Giorgio Armani ist einer der wenigen Top-Designer, die bis heute die Geschicke der nach ihnen benannten Marke bestimmen. Der 1934 geborene Italiener gründete sein Unternehmen 1975. Er befreite Männer aus den starren Anzügen von einst und machte seine Marke zum Inbegriff lässiger Eleganz. Armani ist es zu verdanken, dass unter dem Sakko plötzlich T-Shirt oder Kaschmirpullover getragen werden durften. Seine Marke hat immer wieder Begehrlichkeiten geweckt.

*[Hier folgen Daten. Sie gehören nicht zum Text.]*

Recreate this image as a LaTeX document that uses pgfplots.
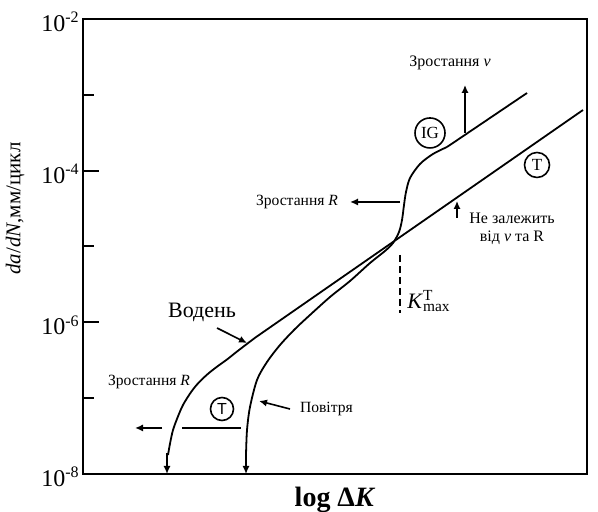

Im Jahr 2000 klopften sowohl LVMH als auch Gucci an. „Natürlich fühlte ich mich geschmeichelt“, sagte Armani im Jahr darauf dem US-Wirtschaftsmagazin „Forbes“. „Aber ich beschloss, meine Unabhängigkeit zu bewahren. Ich bin das letzte eigenständige Unternehmen der Branche.“ So viel Haltung zahlte sich aus. „Forbes“ führte Armani 2019 mit einem Vermögen von 8,5 Milliarden Dollar auf Platz vier der reichsten Italiener.

 

Rolex

Uhren nehmen auf dem Markt für Luxusgüter eine wichtige Rolle ein. Das zeigte sich zuletzt, als LVMH Anfang 2020 in Dubai erstmals eine eigene Uhrenmesse veranstaltete und neue Modelle seiner Marken wie Bulgari, TAG Heuer und Hublot präsentierte. Die Schweizer Traditionsmarke Breitling gehört seit 2018 zu hundert Prozent dem britischen Finanzinvestor CVC. Rolex hingegen ist es gelungen, unabhängig zu bleiben. Der 1905 in London gegründete Uhrenhersteller mit Sitz in Genf ist im Besitz der Familie des Firmengründers Hans Wilsdorf (1881–1960). Dessen Nachfolger André Heiniger übergab die Geschäfte 1992 an seinen Sohn Patrick Heiniger. Der entschied sich dafür, die wichtigsten Zulieferer zu übernehmen. Diese „radikale“ Entscheidung habe es Rolex ermöglicht, sich die Unabhängigkeit und unternehmerische Freiheit zu bewahren, heißt es in der offiziellen Firmenhistorie.